Goal
Reproduce verbatim the lines up to and including the one with "import * as echarts from 'echarts';", starting from the first.
════════
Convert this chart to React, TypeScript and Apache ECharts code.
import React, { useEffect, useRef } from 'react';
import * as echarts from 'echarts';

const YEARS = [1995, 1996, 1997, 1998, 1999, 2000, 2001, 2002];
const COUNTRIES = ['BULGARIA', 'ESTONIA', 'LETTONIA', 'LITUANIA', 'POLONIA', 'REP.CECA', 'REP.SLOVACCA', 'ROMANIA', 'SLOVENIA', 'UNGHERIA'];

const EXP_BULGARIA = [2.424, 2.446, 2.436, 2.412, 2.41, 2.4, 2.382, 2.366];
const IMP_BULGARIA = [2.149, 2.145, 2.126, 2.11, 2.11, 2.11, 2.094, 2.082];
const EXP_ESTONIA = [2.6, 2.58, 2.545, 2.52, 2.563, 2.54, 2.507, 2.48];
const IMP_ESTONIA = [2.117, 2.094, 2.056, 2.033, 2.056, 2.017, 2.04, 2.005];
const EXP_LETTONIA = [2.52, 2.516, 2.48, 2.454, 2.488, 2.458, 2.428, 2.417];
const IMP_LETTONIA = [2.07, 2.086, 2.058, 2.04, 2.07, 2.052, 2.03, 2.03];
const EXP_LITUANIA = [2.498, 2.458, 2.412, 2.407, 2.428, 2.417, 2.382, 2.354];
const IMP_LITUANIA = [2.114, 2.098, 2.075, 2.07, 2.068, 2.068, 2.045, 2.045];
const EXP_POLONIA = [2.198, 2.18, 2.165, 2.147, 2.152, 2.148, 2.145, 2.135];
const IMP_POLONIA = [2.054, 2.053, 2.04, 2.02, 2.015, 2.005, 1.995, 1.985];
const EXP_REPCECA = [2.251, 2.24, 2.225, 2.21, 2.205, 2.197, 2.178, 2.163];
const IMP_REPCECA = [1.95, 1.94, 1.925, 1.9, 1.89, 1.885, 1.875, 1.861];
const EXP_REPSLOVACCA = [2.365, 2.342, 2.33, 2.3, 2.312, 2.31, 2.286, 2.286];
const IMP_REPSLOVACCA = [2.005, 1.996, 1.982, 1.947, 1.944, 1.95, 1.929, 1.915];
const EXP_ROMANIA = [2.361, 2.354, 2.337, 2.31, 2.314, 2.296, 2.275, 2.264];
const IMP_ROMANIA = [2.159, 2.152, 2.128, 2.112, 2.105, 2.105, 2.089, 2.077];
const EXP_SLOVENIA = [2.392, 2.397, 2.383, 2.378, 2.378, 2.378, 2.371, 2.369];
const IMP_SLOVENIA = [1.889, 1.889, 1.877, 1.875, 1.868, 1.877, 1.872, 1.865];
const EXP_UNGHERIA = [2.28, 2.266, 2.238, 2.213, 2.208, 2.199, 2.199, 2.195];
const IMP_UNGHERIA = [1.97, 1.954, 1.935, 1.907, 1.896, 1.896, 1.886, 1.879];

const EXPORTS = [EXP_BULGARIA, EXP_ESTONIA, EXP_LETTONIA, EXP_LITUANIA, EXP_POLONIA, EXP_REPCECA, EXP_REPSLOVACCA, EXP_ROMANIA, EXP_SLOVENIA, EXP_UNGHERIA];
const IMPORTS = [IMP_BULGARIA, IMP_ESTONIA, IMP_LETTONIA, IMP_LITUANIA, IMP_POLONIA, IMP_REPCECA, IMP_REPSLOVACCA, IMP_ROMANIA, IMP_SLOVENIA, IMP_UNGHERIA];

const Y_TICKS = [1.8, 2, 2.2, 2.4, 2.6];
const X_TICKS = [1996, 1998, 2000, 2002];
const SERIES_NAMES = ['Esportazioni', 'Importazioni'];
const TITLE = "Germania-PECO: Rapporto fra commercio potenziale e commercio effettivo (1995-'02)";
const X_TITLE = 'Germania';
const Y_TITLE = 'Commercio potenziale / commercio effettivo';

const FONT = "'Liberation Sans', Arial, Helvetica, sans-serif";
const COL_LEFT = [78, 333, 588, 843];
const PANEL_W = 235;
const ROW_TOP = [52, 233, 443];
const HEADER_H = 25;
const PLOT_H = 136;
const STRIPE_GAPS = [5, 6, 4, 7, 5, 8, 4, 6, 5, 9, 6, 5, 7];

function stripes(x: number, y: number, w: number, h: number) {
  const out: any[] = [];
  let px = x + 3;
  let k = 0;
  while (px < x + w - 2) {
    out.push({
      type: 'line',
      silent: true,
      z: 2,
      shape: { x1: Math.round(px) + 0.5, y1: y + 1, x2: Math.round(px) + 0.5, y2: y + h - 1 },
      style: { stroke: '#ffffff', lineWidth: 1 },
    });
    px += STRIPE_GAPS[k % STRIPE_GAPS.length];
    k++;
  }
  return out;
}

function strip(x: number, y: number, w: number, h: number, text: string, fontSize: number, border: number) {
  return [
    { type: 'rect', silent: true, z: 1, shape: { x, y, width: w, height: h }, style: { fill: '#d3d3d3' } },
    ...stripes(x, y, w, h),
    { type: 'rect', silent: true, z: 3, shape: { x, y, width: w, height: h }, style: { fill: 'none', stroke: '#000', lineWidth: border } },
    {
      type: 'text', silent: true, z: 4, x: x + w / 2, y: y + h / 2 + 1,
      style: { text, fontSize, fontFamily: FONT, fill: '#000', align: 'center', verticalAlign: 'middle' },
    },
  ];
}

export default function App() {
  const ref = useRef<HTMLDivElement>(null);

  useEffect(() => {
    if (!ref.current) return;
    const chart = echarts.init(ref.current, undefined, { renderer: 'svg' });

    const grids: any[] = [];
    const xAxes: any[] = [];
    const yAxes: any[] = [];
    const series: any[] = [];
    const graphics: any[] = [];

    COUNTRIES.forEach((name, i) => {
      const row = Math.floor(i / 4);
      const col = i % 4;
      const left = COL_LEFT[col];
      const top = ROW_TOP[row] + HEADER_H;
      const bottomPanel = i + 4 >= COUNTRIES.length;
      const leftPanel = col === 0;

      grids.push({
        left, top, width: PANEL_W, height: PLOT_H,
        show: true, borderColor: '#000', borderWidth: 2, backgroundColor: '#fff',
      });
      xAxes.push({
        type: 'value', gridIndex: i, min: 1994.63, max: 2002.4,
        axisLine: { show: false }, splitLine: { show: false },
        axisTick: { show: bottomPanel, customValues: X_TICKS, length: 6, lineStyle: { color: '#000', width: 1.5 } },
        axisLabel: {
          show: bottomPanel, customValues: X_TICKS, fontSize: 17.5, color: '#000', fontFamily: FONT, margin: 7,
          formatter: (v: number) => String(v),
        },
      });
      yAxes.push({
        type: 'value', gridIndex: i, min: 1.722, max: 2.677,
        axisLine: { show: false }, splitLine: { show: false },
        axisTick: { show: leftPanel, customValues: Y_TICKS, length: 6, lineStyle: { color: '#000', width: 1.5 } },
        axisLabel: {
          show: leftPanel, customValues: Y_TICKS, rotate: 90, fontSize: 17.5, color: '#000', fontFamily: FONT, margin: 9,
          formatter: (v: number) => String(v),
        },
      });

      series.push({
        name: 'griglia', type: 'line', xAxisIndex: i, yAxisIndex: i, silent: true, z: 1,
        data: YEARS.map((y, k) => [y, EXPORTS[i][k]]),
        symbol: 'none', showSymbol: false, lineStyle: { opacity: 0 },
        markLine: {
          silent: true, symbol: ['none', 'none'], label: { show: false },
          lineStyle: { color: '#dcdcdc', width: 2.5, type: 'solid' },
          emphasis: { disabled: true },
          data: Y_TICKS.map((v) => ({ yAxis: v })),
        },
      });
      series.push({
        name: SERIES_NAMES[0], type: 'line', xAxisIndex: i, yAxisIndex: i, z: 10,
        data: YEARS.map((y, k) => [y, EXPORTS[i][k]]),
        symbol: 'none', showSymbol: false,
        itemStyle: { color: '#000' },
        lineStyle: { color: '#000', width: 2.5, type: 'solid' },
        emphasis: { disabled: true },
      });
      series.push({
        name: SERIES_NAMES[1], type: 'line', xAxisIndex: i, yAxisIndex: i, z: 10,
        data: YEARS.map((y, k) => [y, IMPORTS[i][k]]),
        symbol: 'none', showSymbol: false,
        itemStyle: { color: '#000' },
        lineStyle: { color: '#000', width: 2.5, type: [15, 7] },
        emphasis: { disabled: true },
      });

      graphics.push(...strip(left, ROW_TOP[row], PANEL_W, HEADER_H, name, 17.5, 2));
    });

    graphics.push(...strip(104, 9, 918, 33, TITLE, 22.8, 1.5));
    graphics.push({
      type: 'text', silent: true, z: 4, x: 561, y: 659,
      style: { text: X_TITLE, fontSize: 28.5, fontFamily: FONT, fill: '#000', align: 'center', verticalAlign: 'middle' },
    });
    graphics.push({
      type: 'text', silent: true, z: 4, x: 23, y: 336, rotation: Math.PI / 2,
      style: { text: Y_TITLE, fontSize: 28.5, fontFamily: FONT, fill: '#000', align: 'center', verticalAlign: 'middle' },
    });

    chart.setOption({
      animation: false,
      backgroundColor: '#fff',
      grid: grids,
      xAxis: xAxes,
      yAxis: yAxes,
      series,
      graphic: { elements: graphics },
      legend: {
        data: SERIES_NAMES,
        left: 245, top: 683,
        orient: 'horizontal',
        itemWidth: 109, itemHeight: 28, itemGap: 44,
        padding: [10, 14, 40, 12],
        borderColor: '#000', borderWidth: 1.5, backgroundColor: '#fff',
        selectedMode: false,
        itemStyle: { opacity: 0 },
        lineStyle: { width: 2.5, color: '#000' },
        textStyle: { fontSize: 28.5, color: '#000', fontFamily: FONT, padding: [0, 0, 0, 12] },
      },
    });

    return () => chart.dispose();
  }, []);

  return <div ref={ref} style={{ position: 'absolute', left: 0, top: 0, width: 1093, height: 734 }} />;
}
════════
Output for this task
Convert this chart to React, TypeScript and Apache ECharts code.
import React, { useEffect, useRef } from 'react';
import * as echarts from 'echarts';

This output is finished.